Four Steps to Restore Investor Trust, and Build Your Wealth Management Firm

Many investors have been thrown into a role they didn't seek and are unprepared for. How advisors can help them and mitigate firm risk at the same time

As investors continue to have a very low level of trust in the financial system, according to a new study, wealth managers who want to see their firms grow and thrive again will have to take four steps or risk further diminution of their wealth management businesses.

The Chicago Booth/Kellogg School “Financial Trust Index” reported on Jan. 24 that investor “trust in the financial system” lingers at 26%, up from 20% from two years ago, in January 2009, the heart of the visible financial crisis. The fact that 74% of investors distrust the financial system two years later poses a real risk to the viability of financial services firms large and small, as well as their clients’ retirement goals and other investment plans. It is crucial that investor trust be regained. But how?

Part of the issue at hand is that not every individual wants to invest. But with the demise of the 5% insured bank savings account and the proliferation of the defined contribution retirement plan and IRAs, most individuals are investors whether they want to be or not. The investment playing field is complex and nowhere near level—there is a gap in knowledge between investor and intermediary that cannot reasonably be closed. This underscores the need for good advice and increases the risk that if investors don’t receive advice that’s in their best interest, they won’t be financially equipped to retire. It’s a poignant note to investors’ distrust of the financial system.

Wealth Managers will have to take steps with legislators, regulators, colleagues and their own firms to help restore investor confidence in the capital markets:

1)  Get Congress to fully fund the Securities and Exchange Commission (SEC)—or better yet, make the agency self-funded like other financial regulators. Either of these choices won’t cost taxpayers a cent, but will help investors regain trust in the capital markets, something that is sorely lacking—and for good reasons.

The SEC raises millions—in some years hundreds of millions of dollars—more than Congress appropriates to it each year. Congress in December froze SEC funding at 2010 levels until March and now there’s a move to decrease it to 2008 levels. If funding issues continue, the SEC has said it will have to lay off, potentially, 600 staffers, something that won’t help investors regain confidence in investing. It may have to pitch all registered investment advisor (RIA) oversight to FINRA or a new self-regulatory organization. While the lack of SEC oversight might make some giddy at first blush, remember, some entity will be appointed to supervise RIAs. What entity do you want that to be? Do you want RIA oversight to remain” principles based” rather than “rules based” as brokers are regulated? For RIAs, according to the SEC’s “Study on Enhancing Investment Adviser Examinations” there are three recommendations, one of which is FINRA oversight.

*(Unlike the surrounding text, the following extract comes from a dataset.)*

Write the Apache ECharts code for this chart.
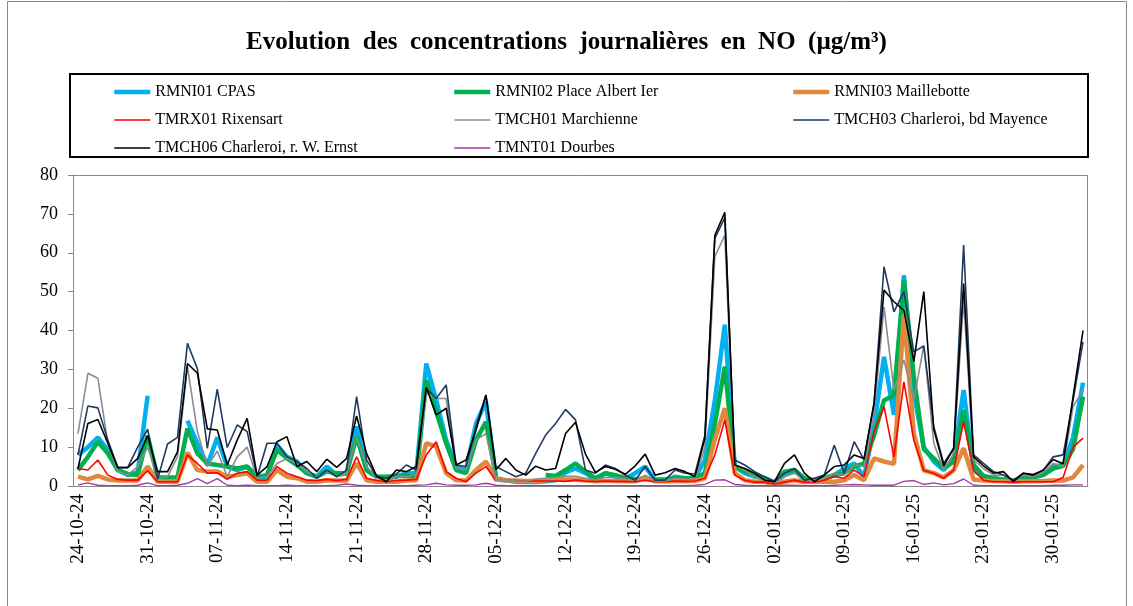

The evisceration of the SEC throws your firm at risk, as investors remain on the sidelines, which won’t help you—or your firm. See AdvisorOne’s “With Lack of Funding, Congress is Pulling the Rug Out From Mary Schapiro” and an editorial in The New York Times, “Running on Empty at the SEC,” for more about this. In addition, a group of prominent securities lawyers (including a former SEC Commissioner and several former senior SEC officers) sent a letter to Congress pointing to the “critical” funding situation at the SEC.

2)  Prevail upon non-fiduciary Wall Street intermediaries who provide “advice;” banks and wirehouses, insurance companies and broker-dealers (BDs), to step up to the authentic fiduciary standard for advice. This does not mean there’s no room for pure salespeople on Wall Street. But don’t label sales as advice. Sales is sales. Advice is advice. Title these roles appropriately, disclose all costs to the investor and then investors will have a real choice as to whether they want to work with a salesperson or an advisor. As TD Ameritrade Institutional President Tom Bradley said on Thursday at a Webcast panel discussion of the SEC’s Study on Investment Advisers and Broker-Dealers, “Get rid of incidental advice.” Firms that embrace this will be able to gather more assets under management, resulting in steadier revenue flows and better advice for clients—leading over the long term to more assets, and helping to fend off a retirement crisis in the U.S.

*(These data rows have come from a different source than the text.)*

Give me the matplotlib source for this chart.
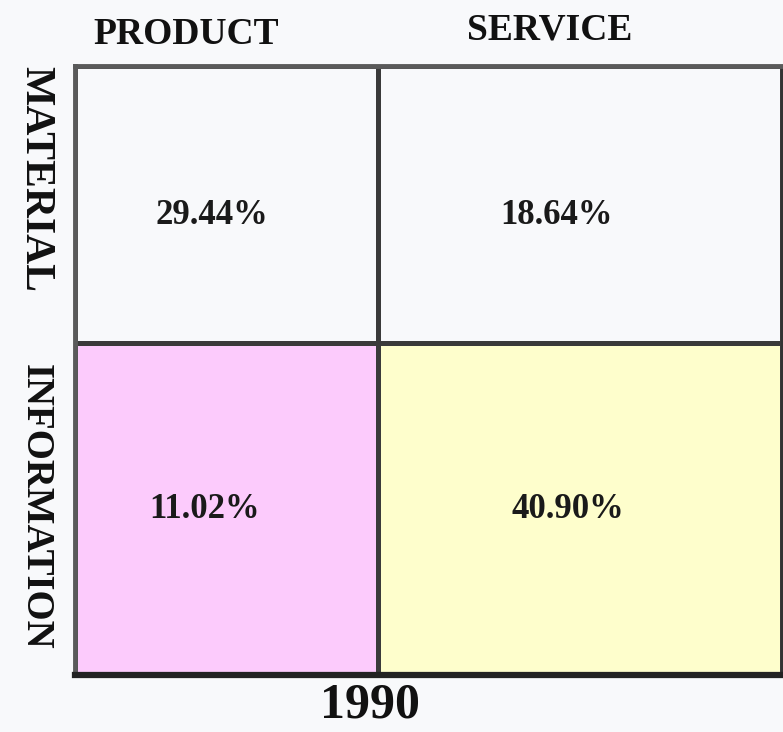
import matplotlib.pyplot as plt
import numpy as np
from matplotlib.colors import ListedColormap

# 2x2 matrix: rows = material / information, columns = product / service
col_labels = ['PRODUCT', 'SERVICE']
row_labels = ['MATERIAL', 'INFORMATION']
shares = [['29.44%', '18.64%'],
          ['11.02%', '40.90%']]
cell_colors = [['#f8f9fb', '#f8f9fb'],
               ['#fccbfc', '#fefecc']]
year = '1990'

# cell edges in pixel-ish units (left column narrower, top row shorter)
x_edges = np.array([0, 303, 707])
y_edges = np.array([0, 332, 609])
# where the label sits inside each cell (fraction of width)
text_xfrac = [[0.452, 0.443], [0.426, 0.47]]

plt.rcParams['font.family'] = ['Liberation Serif', 'DejaVu Serif']

fig = plt.figure(figsize=(7.83, 7.32), dpi=100, facecolor='#f8f9fb')
ax = fig.add_axes([75 / 783, 57 / 732, 707 / 783, 609 / 732])

# colour codes, bottom row first for pcolormesh
flat_colors = [c for row in cell_colors[::-1] for c in row]
codes = np.arange(4).reshape(2, 2)
ax.pcolormesh(x_edges, y_edges, codes, cmap=ListedColormap(flat_colors),
              edgecolors='#3a3a3a', linewidth=2.5)

ax.set_xlim(x_edges[0], x_edges[-1])
ax.set_ylim(y_edges[0], y_edges[-1])
ax.set_xticks([])
ax.set_yticks([])
for side in ['top', 'left']:
    ax.spines[side].set_color('#5a5a5a')
    ax.spines[side].set_linewidth(3.5)
ax.spines['right'].set_color('#333333')
ax.spines['right'].set_linewidth(1.5)
ax.spines['bottom'].set_color('#222222')
ax.spines['bottom'].set_linewidth(4.5)

# percentages
for i in range(2):
    for j in range(2):
        x = x_edges[j] + text_xfrac[i][j] * (x_edges[j + 1] - x_edges[j])
        r = 1 - i
        yfrac = 0.46 if i == 0 else 0.5
        y = y_edges[r] + yfrac * (y_edges[r + 1] - y_edges[r])
        ax.text(x, y, shares[i][j], ha='center', va='center',
                fontsize=25, fontweight='bold', color='#1a1a1a')

# column headers
col_x = [186, 550]
col_y = [35, 30]
for lab, cx, cy in zip(col_labels, col_x, col_y):
    fig.text(cx / 783, 1 - cy / 732, lab, ha='center', va='center',
             fontsize=27, fontweight='bold', color='#111111')

# row headers, rotated to read top-to-bottom
row_y = [179, 507]
row_size = [30, 28]
for lab, ry, fs in zip(row_labels, row_y, row_size):
    fig.text(35 / 783, 1 - ry / 732, lab, ha='center', va='center',
             rotation=-90, fontsize=fs, fontweight='bold', color='#111111')

fig.text(370 / 783, 1 - 706 / 732, year, ha='center', va='center',
         fontsize=36, fontweight='bold', color='#111111')

fig.savefig('out.png', dpi=100, facecolor=fig.get_facecolor())
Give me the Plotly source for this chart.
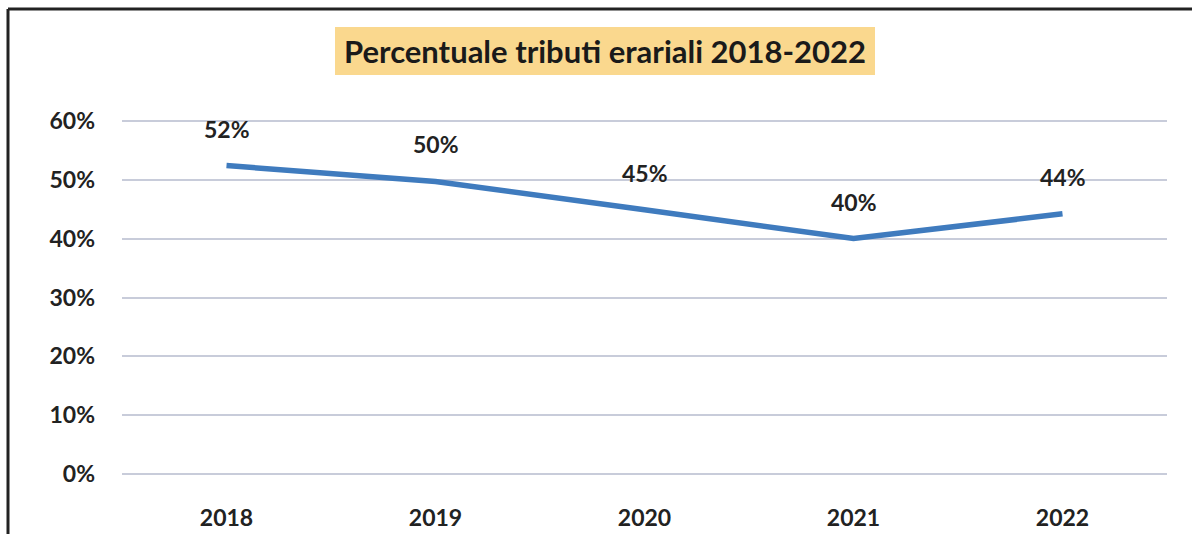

3)  Prevail upon the SEC to make its staff’s recommendation for an authentic fiduciary standard the reality for advice. Tell the SEC not to allow any business model to disclose away real fiduciary duty to clients who get advice. Tell the SEC to dump “incidental advice” and retain, with appropriate funding, (Congress must help here), RIA examinations and enforcement.

4)  Be your client’s advocate. If you are a registered investment advisor now and a fiduciary, get training in best practices, prudent process, Investment theory, managing conflicts in the client’s favor and managing client costs. Building a real relationship of trust is the best long-term business plan you can have, and really the only way investors will come back to the investment business.

Taking these steps will help mitigate the risks wealth managers face now, and help restore investor confidence in you and the financial system.